Frequently Asked Questions
Oscillatory motion is the motion in which a body moves repeatedly to and fro about a fixed mean position under the action of a restoring force.
Periodic motion is a type of motion that repeats itself after equal intervals of time, called the time period.
All oscillatory motions are periodic, but not all periodic motions are oscillatory because oscillatory motion must occur about a mean position.
SHM is a special type of oscillatory motion in which the restoring force is directly proportional to the displacement from the mean position and acts towards it.

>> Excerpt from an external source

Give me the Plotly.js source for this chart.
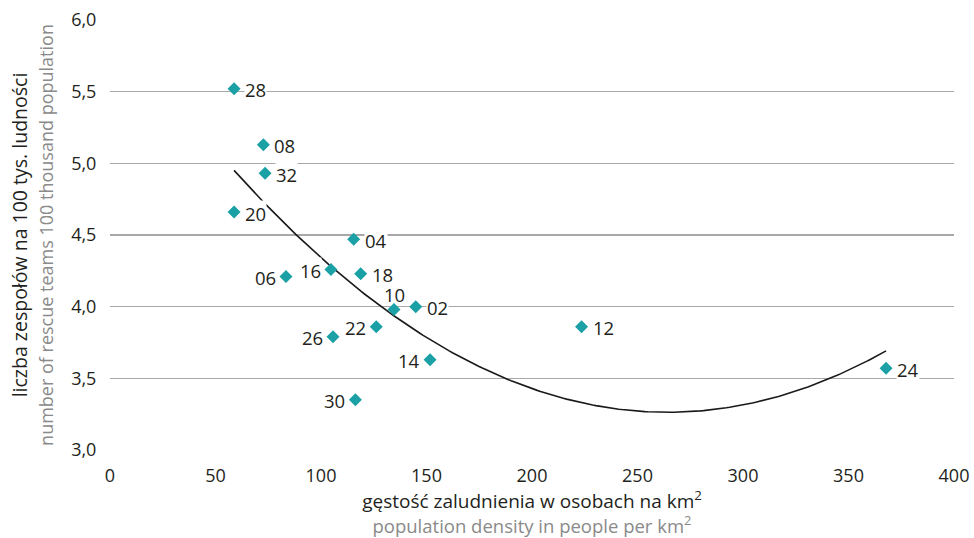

A motion is SHM if the restoring force or acceleration is proportional to displacement and opposite in direction, i.e., \(a \propto -x\).
The mean position is the equilibrium position about which a body oscillates and where the net force acting on it is zero.
Amplitude is the maximum displacement of the oscillating body from its mean position.
Time period is the time taken by a body to complete one full oscillation.
Frequency is the number of oscillations completed per second and is the reciprocal of the time period.
Angular frequency \(\omega\) is defined as \(\omega = 2\pi f\), where \(f\) is the frequency of oscillation.
Phase represents the state of oscillation of a particle at a given instant, determined by the argument of the sine or cosine function.
Phase difference is the difference in phase angles of two oscillatory motions at the same instant.
The general equation of SHM is \(x = A\cos(\omega t + \phi)\), where \(A\) is amplitude and \(\phi\) is phase constant.
Restoring force is the force that always acts towards the mean position and tends to bring the body back to equilibrium.
SHM is called harmonic because its displacement varies sinusoidally with time.